### Data excerpt

--------------------------------

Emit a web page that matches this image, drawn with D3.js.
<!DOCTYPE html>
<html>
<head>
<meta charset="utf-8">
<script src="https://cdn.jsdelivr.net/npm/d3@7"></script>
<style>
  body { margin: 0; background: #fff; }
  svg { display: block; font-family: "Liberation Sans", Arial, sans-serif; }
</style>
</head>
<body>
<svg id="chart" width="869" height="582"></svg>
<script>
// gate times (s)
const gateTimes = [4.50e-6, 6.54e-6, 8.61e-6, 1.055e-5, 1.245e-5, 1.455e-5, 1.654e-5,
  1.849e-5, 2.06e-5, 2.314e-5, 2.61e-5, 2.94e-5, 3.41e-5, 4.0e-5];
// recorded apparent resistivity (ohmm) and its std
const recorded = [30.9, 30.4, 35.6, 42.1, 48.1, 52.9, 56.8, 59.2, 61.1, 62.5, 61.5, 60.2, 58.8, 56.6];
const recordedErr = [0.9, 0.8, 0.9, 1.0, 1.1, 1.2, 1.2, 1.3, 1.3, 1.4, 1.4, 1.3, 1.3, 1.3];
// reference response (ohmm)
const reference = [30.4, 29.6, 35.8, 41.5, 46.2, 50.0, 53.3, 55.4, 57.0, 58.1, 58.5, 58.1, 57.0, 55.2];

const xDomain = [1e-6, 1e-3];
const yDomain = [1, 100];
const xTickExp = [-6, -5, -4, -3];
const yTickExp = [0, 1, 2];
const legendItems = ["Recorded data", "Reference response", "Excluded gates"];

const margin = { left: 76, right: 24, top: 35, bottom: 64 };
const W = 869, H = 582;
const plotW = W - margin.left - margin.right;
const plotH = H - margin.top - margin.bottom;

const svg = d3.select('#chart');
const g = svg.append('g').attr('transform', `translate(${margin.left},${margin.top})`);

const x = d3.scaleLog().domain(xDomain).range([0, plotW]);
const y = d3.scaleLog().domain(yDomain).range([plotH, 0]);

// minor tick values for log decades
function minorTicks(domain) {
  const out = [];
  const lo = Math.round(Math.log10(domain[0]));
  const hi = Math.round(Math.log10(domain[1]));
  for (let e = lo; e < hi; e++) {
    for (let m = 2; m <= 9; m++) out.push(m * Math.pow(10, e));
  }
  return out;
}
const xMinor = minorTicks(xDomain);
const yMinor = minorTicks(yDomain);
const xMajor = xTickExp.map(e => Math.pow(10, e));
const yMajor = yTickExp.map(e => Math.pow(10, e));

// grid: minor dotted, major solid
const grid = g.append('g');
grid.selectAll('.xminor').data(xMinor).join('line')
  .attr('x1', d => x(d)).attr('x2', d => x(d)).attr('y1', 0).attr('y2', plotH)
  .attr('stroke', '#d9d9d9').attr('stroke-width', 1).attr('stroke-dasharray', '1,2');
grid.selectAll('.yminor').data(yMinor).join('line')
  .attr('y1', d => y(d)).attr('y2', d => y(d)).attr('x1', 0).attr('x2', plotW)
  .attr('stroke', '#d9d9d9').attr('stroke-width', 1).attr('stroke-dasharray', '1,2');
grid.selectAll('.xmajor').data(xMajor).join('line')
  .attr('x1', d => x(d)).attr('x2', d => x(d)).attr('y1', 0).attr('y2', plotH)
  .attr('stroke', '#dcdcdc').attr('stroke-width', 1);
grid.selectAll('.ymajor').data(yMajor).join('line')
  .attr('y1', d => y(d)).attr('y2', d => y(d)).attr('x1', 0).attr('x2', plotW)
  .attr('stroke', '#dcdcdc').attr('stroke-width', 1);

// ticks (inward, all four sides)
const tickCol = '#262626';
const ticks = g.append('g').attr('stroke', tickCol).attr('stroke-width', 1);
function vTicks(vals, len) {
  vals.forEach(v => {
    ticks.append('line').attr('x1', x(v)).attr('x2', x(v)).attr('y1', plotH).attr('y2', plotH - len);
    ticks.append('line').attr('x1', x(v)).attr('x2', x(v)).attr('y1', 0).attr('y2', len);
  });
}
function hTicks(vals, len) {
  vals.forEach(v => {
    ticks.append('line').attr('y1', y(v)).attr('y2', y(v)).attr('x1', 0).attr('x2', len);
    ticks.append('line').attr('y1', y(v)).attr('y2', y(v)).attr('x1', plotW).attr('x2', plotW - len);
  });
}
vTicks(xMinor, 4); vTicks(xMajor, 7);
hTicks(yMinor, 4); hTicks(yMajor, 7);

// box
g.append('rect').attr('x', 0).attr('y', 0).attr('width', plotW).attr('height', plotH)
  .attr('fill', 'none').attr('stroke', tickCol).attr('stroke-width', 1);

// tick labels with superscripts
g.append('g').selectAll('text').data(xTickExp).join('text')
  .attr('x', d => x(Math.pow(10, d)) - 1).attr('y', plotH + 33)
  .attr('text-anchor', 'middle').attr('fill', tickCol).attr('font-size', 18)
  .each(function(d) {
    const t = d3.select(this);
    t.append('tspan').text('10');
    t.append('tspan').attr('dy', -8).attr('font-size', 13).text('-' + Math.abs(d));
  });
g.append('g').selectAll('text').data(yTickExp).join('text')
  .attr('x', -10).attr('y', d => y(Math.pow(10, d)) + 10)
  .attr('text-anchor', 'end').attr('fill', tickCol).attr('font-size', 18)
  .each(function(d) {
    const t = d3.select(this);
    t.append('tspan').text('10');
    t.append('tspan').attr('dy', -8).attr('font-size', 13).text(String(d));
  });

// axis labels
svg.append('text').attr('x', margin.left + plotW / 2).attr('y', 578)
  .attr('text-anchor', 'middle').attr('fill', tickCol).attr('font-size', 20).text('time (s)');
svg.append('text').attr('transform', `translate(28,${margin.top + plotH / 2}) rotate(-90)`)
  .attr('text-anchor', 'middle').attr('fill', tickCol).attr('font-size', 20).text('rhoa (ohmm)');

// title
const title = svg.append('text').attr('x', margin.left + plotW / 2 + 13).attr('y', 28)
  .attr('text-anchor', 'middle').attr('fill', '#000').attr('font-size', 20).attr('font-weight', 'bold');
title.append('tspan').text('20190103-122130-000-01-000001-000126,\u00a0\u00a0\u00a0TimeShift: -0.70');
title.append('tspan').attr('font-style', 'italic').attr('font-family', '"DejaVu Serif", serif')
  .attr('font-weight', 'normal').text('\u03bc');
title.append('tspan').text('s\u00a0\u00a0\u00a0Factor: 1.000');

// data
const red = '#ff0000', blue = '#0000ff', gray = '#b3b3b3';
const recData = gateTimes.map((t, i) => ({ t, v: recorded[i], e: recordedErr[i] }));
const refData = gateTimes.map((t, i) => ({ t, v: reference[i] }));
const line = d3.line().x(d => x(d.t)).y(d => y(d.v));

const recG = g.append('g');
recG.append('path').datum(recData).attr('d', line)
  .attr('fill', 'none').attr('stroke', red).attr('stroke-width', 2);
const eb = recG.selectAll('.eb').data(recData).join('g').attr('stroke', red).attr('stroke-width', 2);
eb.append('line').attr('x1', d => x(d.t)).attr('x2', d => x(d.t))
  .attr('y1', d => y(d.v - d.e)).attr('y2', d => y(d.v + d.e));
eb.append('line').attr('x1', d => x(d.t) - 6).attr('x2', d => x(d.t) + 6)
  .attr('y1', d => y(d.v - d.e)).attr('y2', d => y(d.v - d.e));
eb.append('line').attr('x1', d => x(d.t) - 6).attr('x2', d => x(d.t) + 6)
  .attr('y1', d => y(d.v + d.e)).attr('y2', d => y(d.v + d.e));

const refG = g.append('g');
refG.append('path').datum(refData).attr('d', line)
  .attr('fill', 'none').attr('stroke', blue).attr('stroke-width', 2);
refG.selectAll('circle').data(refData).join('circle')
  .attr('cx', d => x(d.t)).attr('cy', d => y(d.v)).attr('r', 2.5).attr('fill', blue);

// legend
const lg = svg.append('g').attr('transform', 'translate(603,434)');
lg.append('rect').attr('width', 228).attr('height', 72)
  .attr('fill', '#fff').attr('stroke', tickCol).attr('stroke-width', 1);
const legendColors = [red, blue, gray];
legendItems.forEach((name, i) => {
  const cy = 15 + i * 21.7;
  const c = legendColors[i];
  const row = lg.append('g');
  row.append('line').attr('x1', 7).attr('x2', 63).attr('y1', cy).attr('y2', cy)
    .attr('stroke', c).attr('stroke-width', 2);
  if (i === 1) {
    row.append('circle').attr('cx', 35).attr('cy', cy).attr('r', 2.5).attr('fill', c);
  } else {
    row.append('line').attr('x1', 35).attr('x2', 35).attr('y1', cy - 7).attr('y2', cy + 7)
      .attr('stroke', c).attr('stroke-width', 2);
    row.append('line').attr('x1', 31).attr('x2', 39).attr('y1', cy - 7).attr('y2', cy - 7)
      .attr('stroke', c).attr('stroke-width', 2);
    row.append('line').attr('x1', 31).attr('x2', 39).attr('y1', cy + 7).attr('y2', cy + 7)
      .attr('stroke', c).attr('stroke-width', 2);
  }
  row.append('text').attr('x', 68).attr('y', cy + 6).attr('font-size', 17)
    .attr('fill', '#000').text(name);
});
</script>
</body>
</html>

--------------------------------

### What is required
Print the material above verbatim, first line through the line containing "const yMajor = yTickExp.map(e", both included.

### Solution
Emit a web page that matches this image, drawn with D3.js.
<!DOCTYPE html>
<html>
<head>
<meta charset="utf-8">
<script src="https://cdn.jsdelivr.net/npm/d3@7"></script>
<style>
  body { margin: 0; background: #fff; }
  svg { display: block; font-family: "Liberation Sans", Arial, sans-serif; }
</style>
</head>
<body>
<svg id="chart" width="869" height="582"></svg>
<script>
// gate times (s)
const gateTimes = [4.50e-6, 6.54e-6, 8.61e-6, 1.055e-5, 1.245e-5, 1.455e-5, 1.654e-5,
  1.849e-5, 2.06e-5, 2.314e-5, 2.61e-5, 2.94e-5, 3.41e-5, 4.0e-5];
// recorded apparent resistivity (ohmm) and its std
const recorded = [30.9, 30.4, 35.6, 42.1, 48.1, 52.9, 56.8, 59.2, 61.1, 62.5, 61.5, 60.2, 58.8, 56.6];
const recordedErr = [0.9, 0.8, 0.9, 1.0, 1.1, 1.2, 1.2, 1.3, 1.3, 1.4, 1.4, 1.3, 1.3, 1.3];
// reference response (ohmm)
const reference = [30.4, 29.6, 35.8, 41.5, 46.2, 50.0, 53.3, 55.4, 57.0, 58.1, 58.5, 58.1, 57.0, 55.2];

const xDomain = [1e-6, 1e-3];
const yDomain = [1, 100];
const xTickExp = [-6, -5, -4, -3];
const yTickExp = [0, 1, 2];
const legendItems = ["Recorded data", "Reference response", "Excluded gates"];

const margin = { left: 76, right: 24, top: 35, bottom: 64 };
const W = 869, H = 582;
const plotW = W - margin.left - margin.right;
const plotH = H - margin.top - margin.bottom;

const svg = d3.select('#chart');
const g = svg.append('g').attr('transform', `translate(${margin.left},${margin.top})`);

const x = d3.scaleLog().domain(xDomain).range([0, plotW]);
const y = d3.scaleLog().domain(yDomain).range([plotH, 0]);

// minor tick values for log decades
function minorTicks(domain) {
  const out = [];
  const lo = Math.round(Math.log10(domain[0]));
  const hi = Math.round(Math.log10(domain[1]));
  for (let e = lo; e < hi; e++) {
    for (let m = 2; m <= 9; m++) out.push(m * Math.pow(10, e));
  }
  return out;
}
const xMinor = minorTicks(xDomain);
const yMinor = minorTicks(yDomain);
const xMajor = xTickExp.map(e => Math.pow(10, e));
const yMajor = yTickExp.map(e => Math.pow(10, e));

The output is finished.